Glass artist Patrick Clark lives in a historic beach cottage that boasts stained glass original to the house, salvaged, and new. Since 1987, Clark has been restoring and re-creating stained-glass works in his high-ceilinged workshop, which has membership in the New York Landmarks Conservancy

Professional Circle. Clark’s studio, in Rockaway Beach, is Sunlites Stained Glass, specializing in custom design and fabrication of art glass, both residential and ecclesiastical. A visionary who has won accolades for his work in this ancient art form, Clark has completed restoration projects for more than 100 religious houses of worship; he has made new stained glass for St. Patrick’s Cathedral.

If he isn’t on site, atop a scaffold, Clark is on any given day in his studio, perhaps restoring an original Tiffany skylight for a rectory, or the windows from a Victorian-era mansion.
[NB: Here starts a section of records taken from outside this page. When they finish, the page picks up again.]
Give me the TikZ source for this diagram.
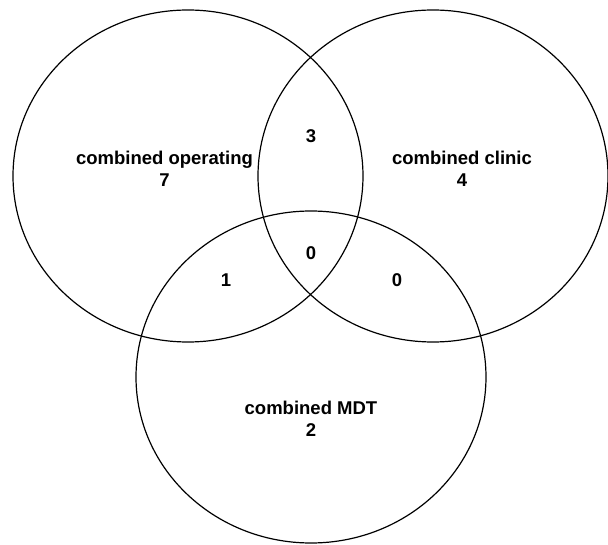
\documentclass[tikz,border=0pt]{standalone}
\usepackage{fontspec}
\setmainfont{Liberation Sans}
\usepackage{tikz}
\usetikzlibrary{shapes.geometric}
\tikzstyle{setcircle} = [ellipse, minimum width=350pt, minimum height=332pt, inner sep=0pt, draw=black, line width=1.2pt]
\tikzstyle{setlabel} = [align=center, inner sep=0pt, font=\fontsize{18.5}{22.5}\selectfont\bfseries]

\begin{document}
\begin{tikzpicture}[x=1pt, y=-1pt]
                    \useasboundingbox (0,0) rectangle (608,545);
                    \node (OP) [setcircle] at (188,176) {};
                    \node (CL) [setcircle] at (433,176) {};
                    \node (MDT) [setcircle] at (311,377) {};
                    \node (OPlab) [setlabel] at (164.5,169) {combined operating\\7};
                    \node (CLlab) [setlabel] at (462,169) {combined clinic\\4};
                    \node (MDTlab) [setlabel] at (311,419) {combined MDT\\2};
                    \node (OPCL) [setlabel] at (311,136) {3};
                    \node (ALL) [setlabel] at (311,253) {0};
                    \node (OPMDT) [setlabel] at (226,280) {1};
                    \node (CLMDT) [setlabel] at (397,280) {0};
                \end{tikzpicture}
\end{document}
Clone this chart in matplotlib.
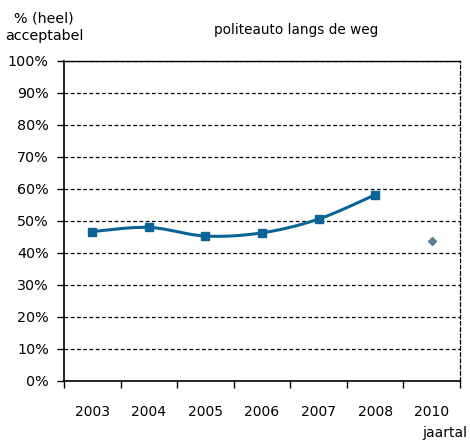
import numpy as np
import matplotlib.pyplot as plt

years = ['2003', '2004', '2005', '2006', '2007', '2008', '2010']
trend = [46.7, 48.0, 45.3, 46.3, 50.6, 58.2]
last = 43.7
blue = '#0b6496'


def smooth(x, y, n=30):
    # Excel-style smoothed line (Catmull-Rom through the points)
    x = np.asarray(x, float); y = np.asarray(y, float)
    px = np.r_[x[0], x, x[-1]]; py = np.r_[y[0], y, y[-1]]
    xs, ys = [], []
    t = np.linspace(0, 1, n)
    for i in range(1, len(px) - 2):
        p0, p1, p2, p3 = [np.array([px[j], py[j]]) for j in range(i - 1, i + 3)]
        c1 = p1 + (p2 - p0) / 6
        c2 = p2 - (p3 - p1) / 6
        b = ((1 - t) ** 3)[:, None] * p1 + (3 * (1 - t) ** 2 * t)[:, None] * c1 \
            + (3 * (1 - t) * t ** 2)[:, None] * c2 + (t ** 3)[:, None] * p2
        xs.extend(b[:, 0]); ys.extend(b[:, 1])
    return xs, ys


fig = plt.figure(figsize=(4.7, 4.43), dpi=100)
ax = fig.add_axes([64 / 470, 62 / 443, 396 / 470, 320 / 443])

x = np.arange(len(trend))
sx, sy = smooth(x, trend)
ax.plot(sx, sy, color=blue, lw=2.2, zorder=3)
ax.plot(x, trend, ls='none', marker='s', ms=5.5, color=blue, zorder=4)
ax.plot([len(years) - 1], [last], ls='none', marker='D', ms=4, color='#5a7f92', zorder=4)

ax.set_xlim(-0.5, len(years) - 0.5)
ax.set_ylim(0, 100)
ax.set_yticks(np.arange(0, 101, 10))
ax.set_yticklabels([f'{v}%' for v in range(0, 101, 10)], fontsize=10.3)
ax.set_xticks(np.arange(len(years) + 1) - 0.5)
ax.set_xticklabels([])
ax.set_xticks(np.arange(len(years)), minor=True)
ax.set_xticklabels(years, minor=True, fontsize=10)
ax.tick_params(axis='x', which='major', direction='out', length=5, width=1)
ax.tick_params(axis='x', which='minor', length=0, pad=17)
ax.tick_params(axis='y', direction='out', length=5, width=1, pad=6)
ax.grid(axis='y', ls=(0, (3, 2)), color='black', lw=0.9)

ax.spines['left'].set_linewidth(1.2)
ax.spines['bottom'].set_linewidth(1.2)
ax.spines['top'].set_linewidth(1.0)
ax.spines['right'].set_linestyle((0, (3, 2)))
ax.spines['right'].set_linewidth(0.9)

fig.text(44 / 470, 1 - 27 / 443, '% (heel)\nacceptabel', ha='center', va='center',
         fontsize=10.3, linespacing=1.35)
fig.text(296 / 470, 1 - 30 / 443, 'politeauto langs de weg', ha='center', va='center',
         fontsize=9.8)
fig.text(467 / 470, 1 - 433 / 443, 'jaartal', ha='right', va='center', fontsize=10)

fig.savefig('out.png', dpi=100)
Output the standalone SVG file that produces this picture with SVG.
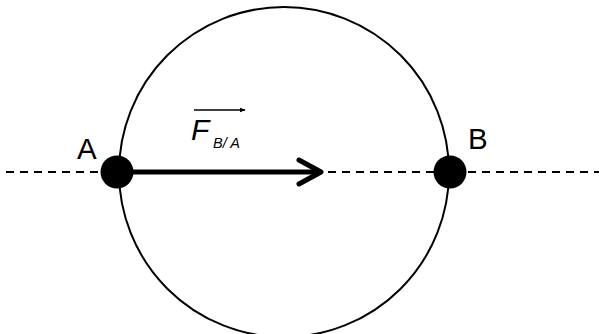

He also creates new glass art for homeowners, who might ask him to translate their personal-favorite artwork by Chagall or Picasso into windows.

Clark incorporates many different types of glass, in dazzling colors, the work painstakingly assembled with meticulous handcrafting: “I might have six or eight different types in one window.”
When Clark was commissioned to design a memorial at Tribute Park for the 57 Rockaway Beach residents who died in the September 11th attacks, he chose to create a gazebo with a unique curved dome of hand-chipped faceted glass, with a star and engraved name for each of the deceased.

Clark uses everything from traditional “antique glass” from Germany, France, and England to bits of sea-polished beach glass he picks up along the shore. Sometimes he adds in shards from his collection of extremely valuable Louis Comfort Tiffany glass. In the early 1900s, L. C. Tiffany’s glass factory was nearby in Corona, Queens, where Tiffany manufactured his patented, iridescent “Favrile” glass. Here artisans including Clara Driscoll designed and
made the famed Tiffany lamps, before the factory shut down, in 1932.